The results found that the GGBS component is less effective than the fly ash in reducing the ASR expansion of the concrete.

It also showed that combining 20 per cent GGBS with 30 per cent fly ash in recycled aggregate concrete containing glass sand develops similar compressive and flexural strengths and water absorption compared to that containing natural sand.

However, they found that increasing GGBS content leads to a decrease in the strengths and an increase in the water absorption of the concrete.

concrete from waste materials
ASR affected concrete samples. Image: Flinders University

“The results of this study point to the significant potential of combining fly ash and GGBS at an optimum ratio to mitigate the ASR effect on recycled aggregate concrete containing crushed glass sand,” said Dr Aliakbar Gholampour, an expert in the development of sustainable construction materials, from the College of Science and Engineering of Flinders University.

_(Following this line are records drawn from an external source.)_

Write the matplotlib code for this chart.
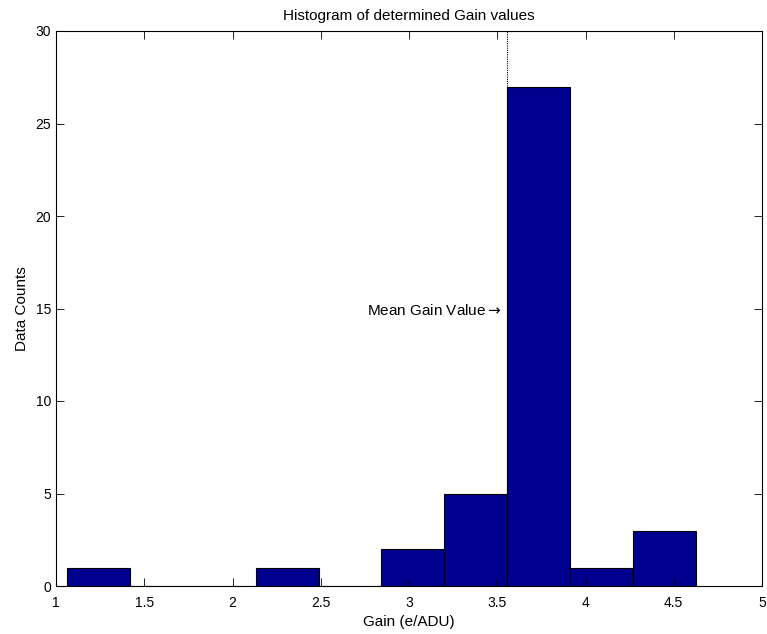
import numpy as np
import matplotlib
matplotlib.use('Agg')
import matplotlib.pyplot as plt

# histogram (10 bins between min and max gain)
bin_edges = np.linspace(1.061, 4.627, 11)
counts = [1, 0, 0, 1, 0, 2, 5, 27, 1, 3]
mean_gain = 3.555

plt.rcParams['font.family'] = ['Liberation Sans', 'DejaVu Sans']
plt.rcParams['font.size'] = 10

fig = plt.figure(figsize=(7.67, 6.34), dpi=100)
ax = fig.add_axes([56/767, 1-586/634, (762-56)/767, (586-31)/634])

ax.bar(bin_edges[:-1], counts, width=np.diff(bin_edges), align='edge',
       color='#00008f', edgecolor='black', linewidth=0.8)
ax.plot([mean_gain, mean_gain], [0, 30], color='black', linestyle=(0, (1, 1)), linewidth=0.8)
ax.text(mean_gain - 0.03, 14.9, r'Mean Gain Value$\rightarrow$', ha='right', va='center', fontsize=11)

ax.set_xlim(1, 5)
ax.set_ylim(0, 30)
ax.set_xticks(np.arange(1, 5.01, 0.5))
ax.set_xticklabels(['1', '1.5', '2', '2.5', '3', '3.5', '4', '4.5', '5'])
ax.set_yticks(np.arange(0, 31, 5))
ax.tick_params(direction='in', top=True, right=True, length=6, width=0.6)
ax.tick_params(axis='x', pad=7)
for s in ax.spines.values():
    s.set_linewidth(0.8)

ax.set_xlabel('Gain (e/ADU)', labelpad=4, fontsize=11)
ax.set_ylabel('Data Counts', fontsize=11, labelpad=5)
ax.set_title('Histogram of determined Gain values', pad=8, fontsize=11)

plt.savefig('out.png', dpi=100)
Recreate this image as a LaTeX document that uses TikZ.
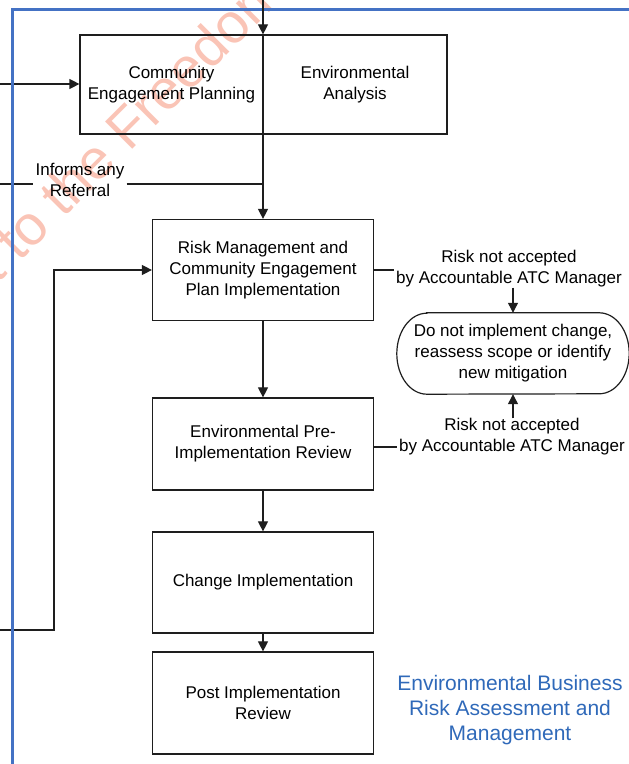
\documentclass[tikz,border=0pt]{standalone}
\usepackage{fontspec}
\setmainfont{Liberation Sans}
\usetikzlibrary{arrows.meta,calc}
\definecolor{frameblue}{RGB}{68,114,196}
\definecolor{capblue}{RGB}{47,105,185}
\definecolor{wmark}{RGB}{250,196,182}
\definecolor{ink}{RGB}{30,30,30}

\begin{document}
\begin{tikzpicture}[x=1pt,y=1pt,
  stepbox/.style={draw=ink, line width=1.2pt, minimum width=221pt, align=center,
                  font=\fontsize{17}{21}\selectfont, inner sep=0pt},
  lbl/.style={align=center, font=\fontsize{17}{21}\selectfont, inner xsep=2pt, inner ysep=0pt},
  flow/.style={draw=ink, line width=1.2pt, -{Triangle[length=10pt,width=10pt]}},
  link/.style={draw=ink, line width=1.2pt}
]
\useasboundingbox (0,0) rectangle (629,764);
\clip (0,0) rectangle (629,764);

% faint watermark behind the chart
\node[anchor=base west, rotate=45, text=wmark, inner sep=0pt,
      font=\fontsize{56}{60}\selectfont] (wm) at (-3,479) {t to the Freedom};

% process steps
\node[stepbox, minimum width=183pt, minimum height=99pt] (plan) at (171.5,679.5) {Community\\Engagement Planning};
\node[stepbox, minimum width=184pt, minimum height=99pt] (envan) at (355,679.5) {Environmental\\Analysis};
\node[stepbox, minimum height=101pt] (rmc) at (263,494) {Risk Management and\\Community Engagement\\Plan Implementation};
\node[stepbox, minimum height=92pt] (epir) at (263,320) {Environmental Pre-\\Implementation Review};
\node[stepbox, minimum height=101pt] (chg) at (263,181.5) {Change Implementation};
\node[stepbox, minimum height=102pt] (post) at (263,61) {Post Implementation\\Review};

% side labels and the stop terminal
\node[lbl] (inform) at (80,584) {Informs any\\Referral};
\node[lbl] (rna1) at (509,495) {Risk not accepted\\by Accountable ATC Manager};
\node[lbl] (rna2) at (512,327) {Risk not accepted\\by Accountable ATC Manager};
\node[lbl, minimum width=232pt, minimum height=81pt] (halt) at (513,410.5)
  {Do not implement change,\\reassess scope or identify\\new mitigation};
\draw[link] ([xshift=30pt]halt.north west) -- ([xshift=-30pt]halt.north east)
  arc[start angle=90, end angle=-90, x radius=30pt, y radius=40.5pt]
  -- ([xshift=30pt]halt.south west)
  arc[start angle=270, end angle=90, x radius=30pt, y radius=40.5pt] -- cycle;

\node[lbl, text=capblue, font=\fontsize{21}{25}\selectfont] (cap) at (510,54)
  {Environmental Business\\Risk Assessment and\\Management};

% incoming connectors from the left
\coordinate (leftin) at (0,680);
\draw[flow] (leftin) -- (leftin -| plan.west);
\coordinate (refin) at (0,580);
\draw[link] (refin) -- (refin -| inform.west);
\draw[link] (refin -| inform.east) -- (refin -| rmc.north);
\coordinate (loopin) at (0,134);
\draw[flow] (loopin) -- (54,134) |- (rmc.west);

% main flow
\draw[flow] (plan.south east -| rmc.north) -- (rmc.north);
\draw[flow] (rmc.south) -- (epir.north);
\draw[flow] (epir.south) -- (chg.north);
\draw[flow] (chg.south) -- (post.north);

% rejection paths
\draw[link] (rmc.east) -- (rmc.east -| rna1.west);
\draw[flow] (halt.north |- rna1.south) -- (halt.north);
\coordinate (r2) at ($(epir.east)+(0,-3)$);
\draw[link] (r2) -- (r2 -| rna2.west);
\draw[flow] (halt.south |- rna2.north) -- (halt.south);

% blue frame
\draw[frameblue, line width=3pt] (12,0) -- (12,754) -- (629,754);

% connector entering from the top
\coordinate (topin) at (263,764);
\draw[flow] (topin) -- (topin |- plan.north);
\end{tikzpicture}
\end{document}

“The developed technology can be used in different applications where natural sand or gravel are currently being used, such as road construction, landscaping and infrastructure projects. By integrating these recycled materials into construction and manufacturing practices, industries can contribute to a more sustainable built environment and circular economy.

“This approach helps minimise the emission of greenhouse gases and other pollutants generated during cement production, thereby mitigating environmental pollution. Additionally, it helps preserve natural resources by reducing the depletion of natural sand and coarse aggregate.”

The research also found that:

  • The full replacement of natural sand with glass sand leads to an ASR expansion of mortar bars. Replacing 30 per cent of cement with fly ash leads to an 88 per cent decrease in the expansion rate of the bar. The GGBS is less effective in reducing this expansion, with only a three per cent, nine per cent and 12 per cent decrease in the expansion by adding 20 per cent, 40 per cent, and 70 per cent GGBS to the concrete containing 30 per cent fly ash, respectively.
  • Replacing natural sand with glass sand causes a 37 per cent and 20 per cent decrease in compressive and flexural strengths of concrete, respectively. However, incorporating 30 per cent fly ash leads to an 18 per cent and 10 per cent increase in the strengths of the ASR-affected RCA concrete with glass sand, respectively. It is notable that combining 20 per cent GGBS with 30 per cent fly ash develops similar strengths to RCA concrete with natural sand.
  • ASR-affected RCA concrete with glass sand exhibits a 67 per cent higher water absorption than concrete made with natural sand. Combining 30 per cent fly ash with 20 per cent GGBS causes similar water absorption to concrete with natural sand. However, further increase in GGBS content leads to an increase in water absorption.
  • Incorporating 20 per cent GGBS leads to a significant increase in the chloride attack resistance of ASR-affected RCA concrete that contains glass sand. An increase in the GGBS content from 20 per cent to 70 per cent causes a 27 per cent increase in the chloride ion penetration of the concrete.

The research – Concrete containing recycled concrete coarse aggregate and crushed glass sand: Mitigating the effect of alkali–silica reaction, by Aliakbar Gholampour, Armin Memarzadeh, Mahdi Nematzadeh, Mohammad Valizadeh Kiamahalleh, Tuan D. Ngo – has been published in Structural Concrete journal.